**Supplied material**
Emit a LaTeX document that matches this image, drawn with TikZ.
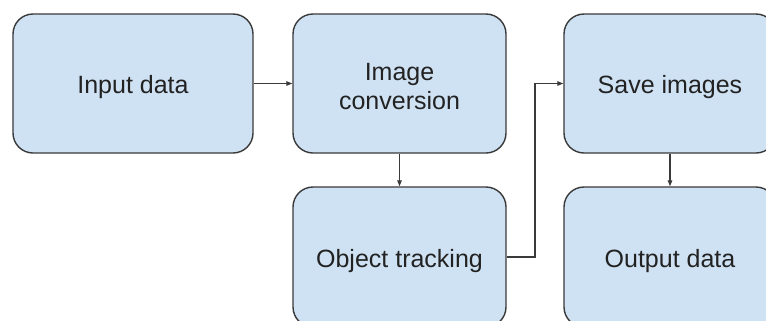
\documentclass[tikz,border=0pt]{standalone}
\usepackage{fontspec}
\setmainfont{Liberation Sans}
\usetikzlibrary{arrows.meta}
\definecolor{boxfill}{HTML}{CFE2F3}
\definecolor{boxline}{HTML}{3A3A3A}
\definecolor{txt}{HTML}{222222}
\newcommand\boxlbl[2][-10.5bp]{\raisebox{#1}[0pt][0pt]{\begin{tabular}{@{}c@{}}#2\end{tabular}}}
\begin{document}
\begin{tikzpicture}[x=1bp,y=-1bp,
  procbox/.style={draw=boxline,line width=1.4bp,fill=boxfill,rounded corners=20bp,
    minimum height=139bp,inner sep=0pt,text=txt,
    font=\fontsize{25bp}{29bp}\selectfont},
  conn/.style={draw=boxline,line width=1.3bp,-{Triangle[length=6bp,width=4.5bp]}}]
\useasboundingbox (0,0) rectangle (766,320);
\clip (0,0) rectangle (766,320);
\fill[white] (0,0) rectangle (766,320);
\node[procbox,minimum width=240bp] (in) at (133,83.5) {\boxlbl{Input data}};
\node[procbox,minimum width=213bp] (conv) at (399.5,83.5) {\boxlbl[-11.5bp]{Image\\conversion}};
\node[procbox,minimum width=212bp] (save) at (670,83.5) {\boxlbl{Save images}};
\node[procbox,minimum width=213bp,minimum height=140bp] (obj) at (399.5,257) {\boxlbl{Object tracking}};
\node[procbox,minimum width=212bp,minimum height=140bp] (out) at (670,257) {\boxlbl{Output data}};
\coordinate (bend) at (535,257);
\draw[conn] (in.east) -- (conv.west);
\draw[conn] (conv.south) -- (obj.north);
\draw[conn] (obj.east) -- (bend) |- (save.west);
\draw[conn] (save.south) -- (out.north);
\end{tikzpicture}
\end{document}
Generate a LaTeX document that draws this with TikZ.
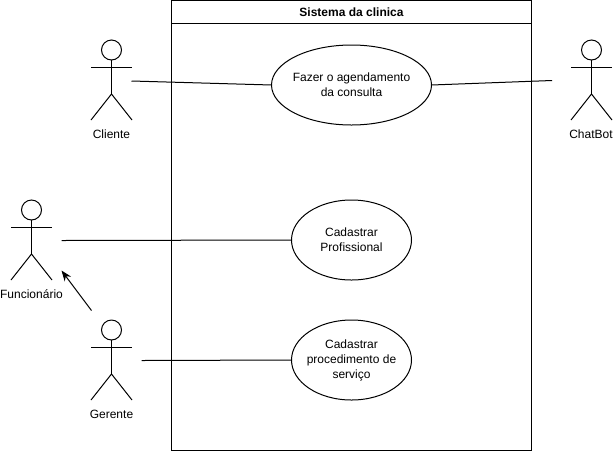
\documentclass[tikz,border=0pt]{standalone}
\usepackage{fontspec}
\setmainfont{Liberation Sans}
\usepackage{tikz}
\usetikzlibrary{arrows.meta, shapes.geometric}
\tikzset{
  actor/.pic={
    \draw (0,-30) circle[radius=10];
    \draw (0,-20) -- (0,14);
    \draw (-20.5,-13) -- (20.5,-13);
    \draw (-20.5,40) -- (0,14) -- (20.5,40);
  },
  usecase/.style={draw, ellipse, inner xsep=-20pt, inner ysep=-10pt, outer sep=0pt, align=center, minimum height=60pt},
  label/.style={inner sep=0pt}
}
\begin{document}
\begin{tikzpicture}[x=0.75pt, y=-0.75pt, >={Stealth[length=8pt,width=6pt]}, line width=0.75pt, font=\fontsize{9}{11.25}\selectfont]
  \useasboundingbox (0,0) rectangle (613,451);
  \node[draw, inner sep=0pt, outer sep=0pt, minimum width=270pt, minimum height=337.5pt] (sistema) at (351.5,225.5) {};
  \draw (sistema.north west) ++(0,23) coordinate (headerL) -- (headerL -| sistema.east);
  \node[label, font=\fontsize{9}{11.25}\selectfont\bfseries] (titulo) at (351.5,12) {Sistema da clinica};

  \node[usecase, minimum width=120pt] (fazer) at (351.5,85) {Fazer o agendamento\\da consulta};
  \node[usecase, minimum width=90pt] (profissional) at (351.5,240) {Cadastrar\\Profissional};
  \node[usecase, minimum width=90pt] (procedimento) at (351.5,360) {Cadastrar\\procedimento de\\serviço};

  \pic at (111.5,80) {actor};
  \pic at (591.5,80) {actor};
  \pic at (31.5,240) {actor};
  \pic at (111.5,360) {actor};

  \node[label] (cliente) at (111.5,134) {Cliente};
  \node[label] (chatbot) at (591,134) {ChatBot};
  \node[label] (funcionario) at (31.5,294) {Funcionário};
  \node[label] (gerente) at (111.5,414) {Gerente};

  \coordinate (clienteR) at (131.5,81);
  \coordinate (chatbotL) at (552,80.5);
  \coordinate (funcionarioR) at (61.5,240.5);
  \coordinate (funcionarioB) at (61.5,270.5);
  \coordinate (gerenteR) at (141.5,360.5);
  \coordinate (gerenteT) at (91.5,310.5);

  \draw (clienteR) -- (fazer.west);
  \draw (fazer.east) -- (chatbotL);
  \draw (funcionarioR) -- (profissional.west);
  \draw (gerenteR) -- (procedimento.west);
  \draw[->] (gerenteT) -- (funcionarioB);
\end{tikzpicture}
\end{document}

**Exercise instructions**
Every line should be retyped exactly, with the pictures omitted.

**Exercise solution**
Emit a LaTeX document that matches this image, drawn with TikZ.
\documentclass[tikz,border=0pt]{standalone}
\usepackage{fontspec}
\setmainfont{Liberation Sans}
\usetikzlibrary{arrows.meta}
\definecolor{boxfill}{HTML}{CFE2F3}
\definecolor{boxline}{HTML}{3A3A3A}
\definecolor{txt}{HTML}{222222}
\newcommand\boxlbl[2][-10.5bp]{\raisebox{#1}[0pt][0pt]{\begin{tabular}{@{}c@{}}#2\end{tabular}}}
\begin{document}
\begin{tikzpicture}[x=1bp,y=-1bp,
  procbox/.style={draw=boxline,line width=1.4bp,fill=boxfill,rounded corners=20bp,
    minimum height=139bp,inner sep=0pt,text=txt,
    font=\fontsize{25bp}{29bp}\selectfont},
  conn/.style={draw=boxline,line width=1.3bp,-{Triangle[length=6bp,width=4.5bp]}}]
\useasboundingbox (0,0) rectangle (766,320);
\clip (0,0) rectangle (766,320);
\fill[white] (0,0) rectangle (766,320);
\node[procbox,minimum width=240bp] (in) at (133,83.5) {\boxlbl{Input data}};
\node[procbox,minimum width=213bp] (conv) at (399.5,83.5) {\boxlbl[-11.5bp]{Image\\conversion}};
\node[procbox,minimum width=212bp] (save) at (670,83.5) {\boxlbl{Save images}};
\node[procbox,minimum width=213bp,minimum height=140bp] (obj) at (399.5,257) {\boxlbl{Object tracking}};
\node[procbox,minimum width=212bp,minimum height=140bp] (out) at (670,257) {\boxlbl{Output data}};
\coordinate (bend) at (535,257);
\draw[conn] (in.east) -- (conv.west);
\draw[conn] (conv.south) -- (obj.north);
\draw[conn] (obj.east) -- (bend) |- (save.west);
\draw[conn] (save.south) -- (out.north);
\end{tikzpicture}
\end{document}
Generate a LaTeX document that draws this with TikZ.
\documentclass[tikz,border=0pt]{standalone}
\usepackage{fontspec}
\setmainfont{Liberation Sans}
\usepackage{tikz}
\usetikzlibrary{arrows.meta, shapes.geometric}
\tikzset{
  actor/.pic={
    \draw (0,-30) circle[radius=10];
    \draw (0,-20) -- (0,14);
    \draw (-20.5,-13) -- (20.5,-13);
    \draw (-20.5,40) -- (0,14) -- (20.5,40);
  },
  usecase/.style={draw, ellipse, inner xsep=-20pt, inner ysep=-10pt, outer sep=0pt, align=center, minimum height=60pt},
  label/.style={inner sep=0pt}
}
\begin{document}
\begin{tikzpicture}[x=0.75pt, y=-0.75pt, >={Stealth[length=8pt,width=6pt]}, line width=0.75pt, font=\fontsize{9}{11.25}\selectfont]
  \useasboundingbox (0,0) rectangle (613,451);
  \node[draw, inner sep=0pt, outer sep=0pt, minimum width=270pt, minimum height=337.5pt] (sistema) at (351.5,225.5) {};
  \draw (sistema.north west) ++(0,23) coordinate (headerL) -- (headerL -| sistema.east);
  \node[label, font=\fontsize{9}{11.25}\selectfont\bfseries] (titulo) at (351.5,12) {Sistema da clinica};

  \node[usecase, minimum width=120pt] (fazer) at (351.5,85) {Fazer o agendamento\\da consulta};
  \node[usecase, minimum width=90pt] (profissional) at (351.5,240) {Cadastrar\\Profissional};
  \node[usecase, minimum width=90pt] (procedimento) at (351.5,360) {Cadastrar\\procedimento de\\serviço};

  \pic at (111.5,80) {actor};
  \pic at (591.5,80) {actor};
  \pic at (31.5,240) {actor};
  \pic at (111.5,360) {actor};

  \node[label] (cliente) at (111.5,134) {Cliente};
  \node[label] (chatbot) at (591,134) {ChatBot};
  \node[label] (funcionario) at (31.5,294) {Funcionário};
  \node[label] (gerente) at (111.5,414) {Gerente};

  \coordinate (clienteR) at (131.5,81);
  \coordinate (chatbotL) at (552,80.5);
  \coordinate (funcionarioR) at (61.5,240.5);
  \coordinate (funcionarioB) at (61.5,270.5);
  \coordinate (gerenteR) at (141.5,360.5);
  \coordinate (gerenteT) at (91.5,310.5);

  \draw (clienteR) -- (fazer.west);
  \draw (fazer.east) -- (chatbotL);
  \draw (funcionarioR) -- (profissional.west);
  \draw (gerenteR) -- (procedimento.west);
  \draw[->] (gerenteT) -- (funcionarioB);
\end{tikzpicture}
\end{document}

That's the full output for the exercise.